Он снова бережно накрыл одеялом свои сокровища.
— Инеа-хе-юкан тоже мог бы стать вождем, хотя он и молод. Тот, имя которого получил Джо, уже в двадцать лет вел наших воинов… но Джо приходится боксировать своего пьяного отца и ловить для Мэри телят. Никто его не понимает.
— Почему же, отец, ты думаешь, что Стоунхорн убил Гарольда?
— Почему? Да это позор, если никто до сих пор не прикончил негодяя. Этот мерзавец назвал Стоунхорна вором… вором! Вот из-за чего Джо посадили в тюрьму, вот из-за чего он стал гангстером.
Старый Кинг занялся тем, что снова навесил как следует сорванную с петель тяжелую дверь.
Вечером Стоунхорн вернулся в хорошем настроении. Он привез два больших, наполненных водой мешка. Посвистывая, он повел коня на луг, бросил притихшим собакам костей и выложил на стол жене большой кусок жареного мяса.
Все трое как следует подкрепились. Потом Кинг-младший и Кинг-старший принялись распевать старые индейские песни, ударяя в такт костями по только что вытертому Квини столу. У обоих было хорошее настроение.
И даже с наступлением темноты они, лежа в постелях, шутили и посмеивались до тех пор, пока не заснул старый Кинг.
Перед восходом солнца молодые люди были уже на склоне холма, около дома. Они почистили лошадей, помылись и обсыхали на утреннем ветерке.

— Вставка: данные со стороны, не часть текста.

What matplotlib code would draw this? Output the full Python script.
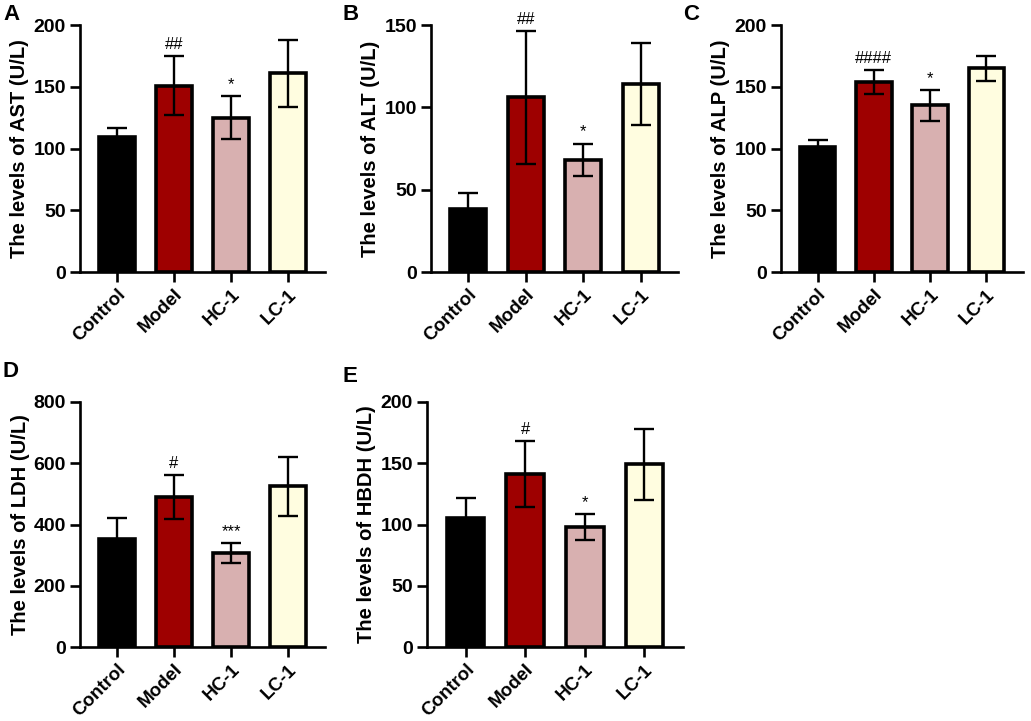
import numpy as np
import matplotlib
matplotlib.use("Agg")
import matplotlib.pyplot as plt

plt.rcParams['font.family'] = ['Liberation Sans', 'DejaVu Sans']

groups = ['Control', 'Model', 'HC-1', 'LC-1']
colors = ['#000000', '#9e0000', '#d8b0b0', '#fffde0']

# values (mean, error)
ast_mean = [109.5, 151, 125, 161]
ast_err = [7.5, 24, 17.5, 27]
alt_mean = [38.5, 106, 68, 114]
alt_err = [9.2, 40.5, 10, 25]
alp_mean = [101, 154, 135, 165]
alp_err = [6, 9.5, 12.5, 10]
ldh_mean = [353, 489, 306, 525]
ldh_err = [67, 72, 33, 96]
hbdh_mean = [105, 141, 97.7, 149]
hbdh_err = [17, 27, 10.5, 29]

panels = [
    ('A', ast_mean, ast_err, 'The levels of AST (U/L)', 200, 50, ['', '##', '*', '']),
    ('B', alt_mean, alt_err, 'The levels of ALT (U/L)', 150, 50, ['', '##', '*', '']),
    ('C', alp_mean, alp_err, 'The levels of ALP (U/L)', 200, 50, ['', '####', '*', '']),
    ('D', ldh_mean, ldh_err, 'The levels of LDH (U/L)', 800, 200, ['', '#', '***', '']),
    ('E', hbdh_mean, hbdh_err, 'The levels of HBDH (U/L)', 200, 50, ['', '#', '*', '']),
]

# axes boxes in pixels: left, right, top, bottom
boxes = [(80, 325, 25, 272), (431, 678, 25, 272), (781, 1023, 25, 272),
         (80, 325, 402, 647), (427, 683, 402, 647)]
# panel letter positions in pixels (x, y top)
letter_pos = [(3, 4), (343, 4), (683, 4), (3, 361), (342, 366)]

W, H = 1031, 721
fig = plt.figure(figsize=(W / 100, H / 100), dpi=100)

for (letter, mean, err, ylab, ymax, step, marks), (l, r, t, b), (lx, ly) in zip(panels, boxes, letter_pos):
    ax = fig.add_axes([l / W, 1 - b / H, (r - l) / W, (b - t) / H])
    x = np.arange(len(groups))
    ax.bar(x, mean, width=0.63, color=colors, edgecolor='black', linewidth=2.6, zorder=2)
    ax.errorbar(x, mean, yerr=err, fmt='none', ecolor='black', elinewidth=1.7,
                capsize=7, capthick=1.7, zorder=3)
    for xi, m, e, s in zip(x, mean, err, marks):
        if s:
            ax.annotate(s, (xi, m + e), xytext=(0, 3), textcoords='offset points',
                        ha='center', va='bottom', fontsize=12)
    ax.set_xlim(-0.65, 3.65)
    ax.set_ylim(0, ymax)
    ax.set_yticks(np.arange(0, ymax + 1, step))
    ax.set_xticks(x)
    ax.set_xticklabels(groups, rotation=45, ha='right', rotation_mode='anchor',
                       fontsize=13.5, fontweight='bold')
    for lb in ax.get_yticklabels():
        lb.set_fontsize(14)
        lb.set_fontweight('bold')
    ax.set_ylabel(ylab, fontsize=14.5, fontweight='bold', labelpad=3)
    for sp in ['top', 'right']:
        ax.spines[sp].set_visible(False)
    for sp in ['left', 'bottom']:
        ax.spines[sp].set_linewidth(1.9)
    ax.tick_params(axis='both', width=1.9, length=7, direction='out', pad=3)
    fig.text(lx / W, 1 - ly / H, letter, fontsize=16, fontweight='bold',
             ha='left', va='top')

fig.savefig('out.png', dpi=100)
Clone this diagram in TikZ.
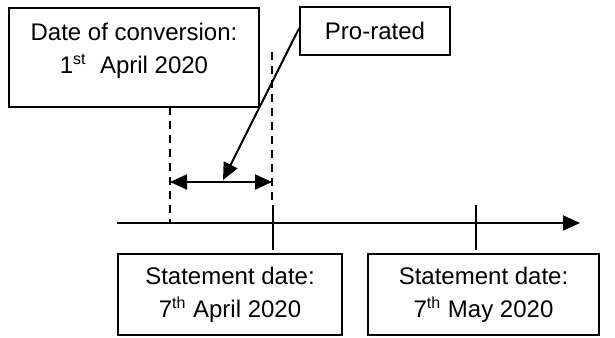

— Ты знаешь доктора Эйви? — спросил Стоунхорн. — Это новый врач.
— Нет, еще нет.
— Маленький, круглый веселый человек. Он помог нам клеймить телят. У него был секундомер. Я уложился во время.
— Время родео?
Стоунхорн молча кивнул.
— Ты хочешь принять участие?
— Ну, не сразу. Я давно не тренировался. Кроме того, участникам полагается делать денежный взнос.
Восходящее солнце озарило смуглое лицо Квини.
Джо приложил ладони к ее щекам.
— Квини… Я уеду не меньше чем на пять дней и ночей. Эйви хочет, чтобы я с ним объехал и другие табуны. Тебе придется это время потерпеть старого Кинга. А может быть, поживешь несколько дней у… у Эда Крези Игла? Его жена работает в больнице, и доктор Эйви мог бы с ней поговорить.
— Джо, а через пять дней мы вместе с Айзеком Бутом пойдем к Эду Крези Иглу, и он составит протокол, что договор аренды на нашу землю перестает действовать 31 декабря. Ты не должен работать где-то на стороне.
— Хорошо. Вот поэтому тебе бы надо сейчас…
— Я не хочу. Я останусь здесь.
Стоунхорн был не согласен, но уступил.
— Если тебе придется плохо, седлай коня и поезжай в больницу. Остальное устроит жена Крези Игла.
В первый же день после отъезда мужа Квини написала агенту художественной школы с просьбой, чтобы он продал побыстрее и подороже ее картину «Руки под вуалью», а деньги выслал бы в адрес Элка в Нью-Сити. Зачем нужны праздные руки на картине, если они могут развязать руки любимые! Нужны деньги для родео, деньги на автомобиль, деньги для приобретения хотя бы двух лошадей.